Cowboys To Release Ezekiel Elliott

2:21pm: Elliott will be designated as a post-June 1 cut, per Ian Rapoport and Tom Pelissero of (on Twitter). This will create summer savings for the Cowboys, who used this distinction on La’el Collins last year. The Cowboys have since informed Elliott he will be released.

8:52am: The Cowboys are planning to move on from their two-time rushing champion. After a seven-season run, the team is expected to release Ezekiel Elliott, Clarence Hill of the Fort Worth Star-Telegram reports.

While designating Elliott as a post-June 1 cut would save the team $10.1MM, a standard release would free up $4.9MM in funds immediately. The move could take place Wednesday, Hill adds. A post-June 1 distinction will allow the Cowboys to avoid an $11.8MM dead-money charge as a result of this release.

With Tony Pollard receiving the franchise tag, Elliott has loomed as a release candidate. Although Jerry Jones has continually praised the former No. 4 overall pick, Elliott’s play has declined in recent years. Pollard’s Pro Bowl nod last year displayed what has taken place during that time; the former fourth-round pick has overtaken Elliott in Dallas’ backfield.

Jones said at the Combine he wanted to find a way for the team to retain Elliott, but after placing the $10.1MM tag on Pollard, it looks like the Cowboys are not planning to devote much more money to their running back room.

Elliott said he would be amenable to a pay cut that would allow him to remain with the team. It is unclear how far along the sides progressed on this front. The Ohio State product is tied to a $10.9MM base salary and an untenable $16.72MM cap number in 2023. The Cowboys already adjusted the contracts of Dak Prescott and Zack Martin, freeing up money to make multiple big moves Tuesday, but they have not touched Elliott’s. It appears that $15MM-per-year deal will come off Dallas’ books nearly four years after the parties agreed to terms.

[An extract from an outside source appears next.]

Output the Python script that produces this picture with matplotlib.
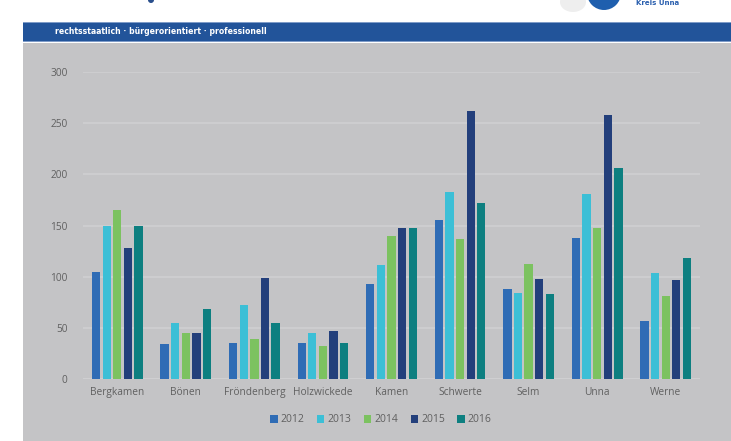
import matplotlib.pyplot as plt
from matplotlib.patches import Rectangle, Ellipse

# ---- data ----
cities = ["Bergkamen", "Bönen", "Fröndenberg", "Holzwickede", "Kamen",
          "Schwerte", "Selm", "Unna", "Werne"]
years = ["2012", "2013", "2014", "2015", "2016"]
v2012 = [105, 34, 35, 35, 93, 155, 88, 138, 57]
v2013 = [150, 55, 72, 45, 111, 183, 84, 181, 104]
v2014 = [165, 45, 39, 32, 140, 137, 112, 148, 81]
v2015 = [128, 45, 99, 47, 148, 262, 98, 258, 97]
v2016 = [150, 68, 55, 35, 148, 172, 83, 206, 118]
series = [v2012, v2013, v2014, v2015, v2016]
colors = ["#2f6cb5", "#3cbfd6", "#7cc260", "#233f7b", "#0d7f80"]

W, H = 731, 441
fig = plt.figure(figsize=(W / 100, H / 100), dpi=100, facecolor="white")

# grey panel and blue banner
fig.patches.append(Rectangle((23 / W, 0), 1, 1 - 43 / H, transform=fig.transFigure,
                             facecolor="#c4c4c6", edgecolor="none", zorder=0))
fig.patches.append(Rectangle((23 / W, 1 - 42 / H), 1, 20 / H, transform=fig.transFigure,
                             facecolor="#22549a", edgecolor="none", zorder=0))
for yy in (1 - 23 / H, 1 - 42 / H):
    fig.patches.append(Rectangle((23 / W, yy), 1, 1.2 / H, transform=fig.transFigure,
                                 facecolor="#7f9cc8", edgecolor="none", zorder=1))
fig.text(55 / W, 1 - 32 / H, "rechtsstaatlich · bürgerorientiert · professionell",
         color="white", fontsize=5.6, fontweight="bold", va="center", ha="left",
         family="DejaVu Sans")

# bits of the logo at the top edge
fig.patches.append(Ellipse((604 / W, 1 + 7 / H), 34 / W, 34 / H, transform=fig.transFigure,
                           facecolor="#1f5fae", edgecolor="none"))
fig.patches.append(Ellipse((573 / W, 1 - 2 / H), 26 / W, 20 / H, transform=fig.transFigure,
                           facecolor="#eeeeee", edgecolor="none"))
fig.patches.append(Ellipse((151 / W, 1), 6 / W, 6 / H, transform=fig.transFigure,
                           facecolor="#2a4f8c", edgecolor="none"))
fig.text(636 / W, 1 - 3 / H, "Kreis Unna", color="#2a5fae", fontsize=5,
         fontweight="bold", va="center", ha="left")

# chart
ax = fig.add_axes([83 / W, 1 - 379 / H, 617 / W, 307 / H])
ax.set_zorder(5)
ax.set_facecolor("none")
x = [i + 0.5 for i in range(len(cities))]
slot, bw = 0.155, 0.121
for k, (vals, col, yr) in enumerate(zip(series, colors, years)):
    ax.bar([xi + (k - 2) * slot for xi in x], vals, width=bw, color=col, label=yr, zorder=3)

ax.set_xlim(0, len(cities))
ax.set_ylim(0, 300)
ax.set_yticks(range(0, 301, 50))
ax.set_xticks(x)
ax.set_xticklabels(cities)
ax.grid(axis="y", color="#d0d0d2", linewidth=1.1, zorder=0)
for s in ax.spines.values():
    s.set_visible(False)
ax.axhline(0, color="#d0d0d2", linewidth=1.1, zorder=2)
ax.tick_params(length=0, labelsize=7.3, labelcolor="#606060")
ax.tick_params(axis="y", pad=11)
ax.tick_params(axis="x", pad=6)
for lab in ax.get_xticklabels() + ax.get_yticklabels():
    lab.set_family("Open Sans")

leg = fig.legend(loc="center", bbox_to_anchor=(381 / W, 1 - 420 / H), ncol=5, frameon=False,
                 handlelength=0.7, handleheight=0.7, handletextpad=0.3, columnspacing=1.2,
                 prop={"family": "Open Sans", "size": 7.5})
leg.set_zorder(6)
for t in leg.get_texts():
    t.set_color("#606060")

fig.savefig("out.png", dpi=100)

Elliott is still just 27 and only one year removed from his most recent 1,000-yard rushing season. Following that 1,002-yard showing in 2021, a season in which the veteran back played through a PCL tear, Zeke matched Pollard with 12 touchdowns in ’22. He has 80 for his career. But Elliott averaged a career-low 3.8 yards per carry in 2022, showing signs of the high-mileage workloads the Cowboys saddled him with in the past. Elliott’s 2,186 touches lead all active running backs. He missed two games last year, hyperextending the same knee he hurt in 2021. Elliott dubbed that injury an MCL tear, though Hill adds surgery is not expected.

The Cowboys’ Elliott pick led to a stretch in which the team saw multiple backs — DeMarco Murray and Elliott — combine for three rushing titles from 2014-18. Running behind Dallas’ three-Pro Bowler O-line, Elliott flourished on his rookie contract and joined Prescott in leading the Cowboys to a 13-3 record in 2016 and a divisional-round run two years later. The Cowboys rewarded Elliott with a six-year, $90MM extension, locking him down for eight seasons. That contract remains tied for second among running backs, with only Christian McCaffrey‘s $16MM-per-year pact topping it. The Giants are not prepared to match Zeke’s AAV for Saquon Barkley, despite nearly four years passing since the Cowboys accord came to pass.

Elliott’s 8,262 rushing yards rank third in Cowboys history, trailing only Emmitt Smith and Tony Dorsett. It will be interesting to see if another team brings him aboard as part of a committee. There are still several starter-caliber backs available, however, and Elliott has not been especially productive in the passing game for a while. Last season, he totaled 92 receiving yards.

Despite Pollard’s increased production and involvement, Jones said last season Elliott would remain Dallas’ starter and cited his myriad contributions. But the Cowboys are preparing to make Pollard their starter in 2023. The team rosters former UDFAs Malik Davis and Rico Dowdle but now should be considered in the market for a running back addition — presumably via the draft.